There are also elements that dont necessarily need to be spatially connected – such as social networks, however if people can be assigned to property there is the potential to link between spatial and non-spatial networks.
So linking back to the start of this, its now possible to make models on a much larger scale and anlyse them more quickly. It means a model of the UK could be processed once for example, then a set of pre-calculated queries or standard reports pulled out.
In turn what this means is that what was a bespoke piece of research or consultancy limited to larger planning and design projects, can now become more standardised, and with that a more integral part of smaller projects and service delivery.

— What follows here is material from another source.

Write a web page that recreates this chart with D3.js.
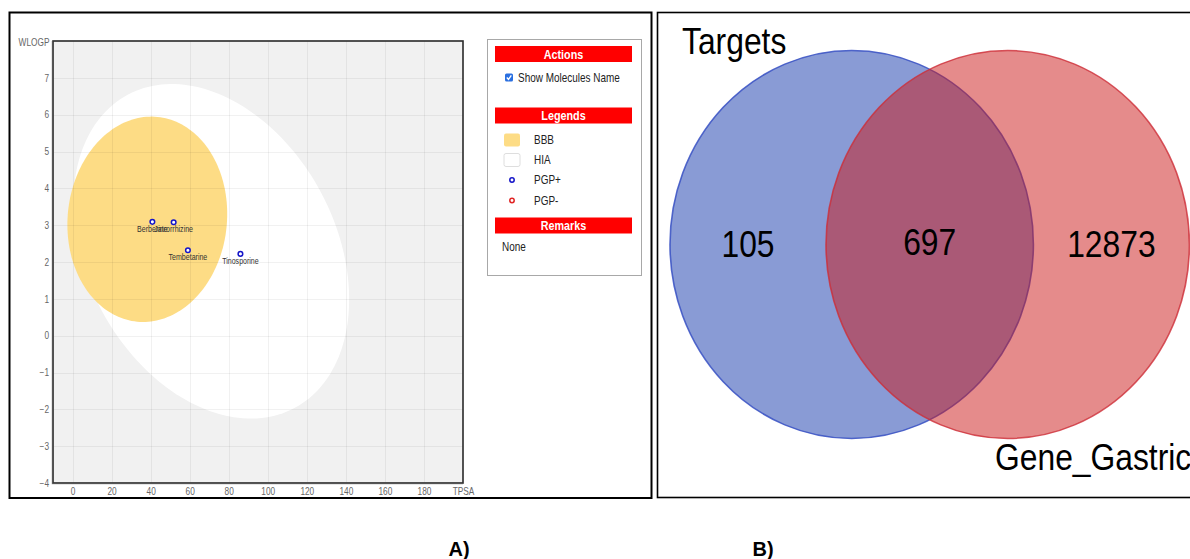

For example, if the physical infrastructure creates a series of constraints and opportunities, identifying what and where these are creates the potential for a number of responses: policies to change behaviour can be targeted at certain parts of the city; delivery of Services can be prioritised in some parts of a city where access is less good; affordable housing can be located in places where its not essential to have access to private vehicle transport, or; cities can be grown taking these systems in to consideration.
Because space and property and people can be combined with other datasets it starts to provide an integrated, but accessible, starting point for designers, city administrations and stakeholders. It also provides a mechanism for longitudinal analysis, enabling the link between planing and design decisions and their outcomes to be understood more objectively.
One of the conversations in developing this thinking has been how there are very distinct differences between Prop Tech, Smart Cities, Future Cities, and BIM etc, but that if the data collected through each of these sectors could be structured and accessed in the right way, then what is often collected to generate a benefit in terms of short term revenue, could be used to improve the long term outcomes in a city. This generates benefit to everyone in cities.
Technology has the potential to create a common link to work across the siloes present in each of the urban cycles defined earlier. However, the risk is that because there is an even higher barrier to access the core techchnology, essentially the code, it could also create new siloes. Even worse, if decisions are essentially made through software code, the basis for these decisions could become completely inaccessible.
Technology only works when it works for people. Where it doesnt, it hasn’t taken off. Cities are systems developed over hundreds of years to provide access to human interaction, and the way the spatial network fits together enables this. For this reason any application of new technology to cities has to consider the spatial network.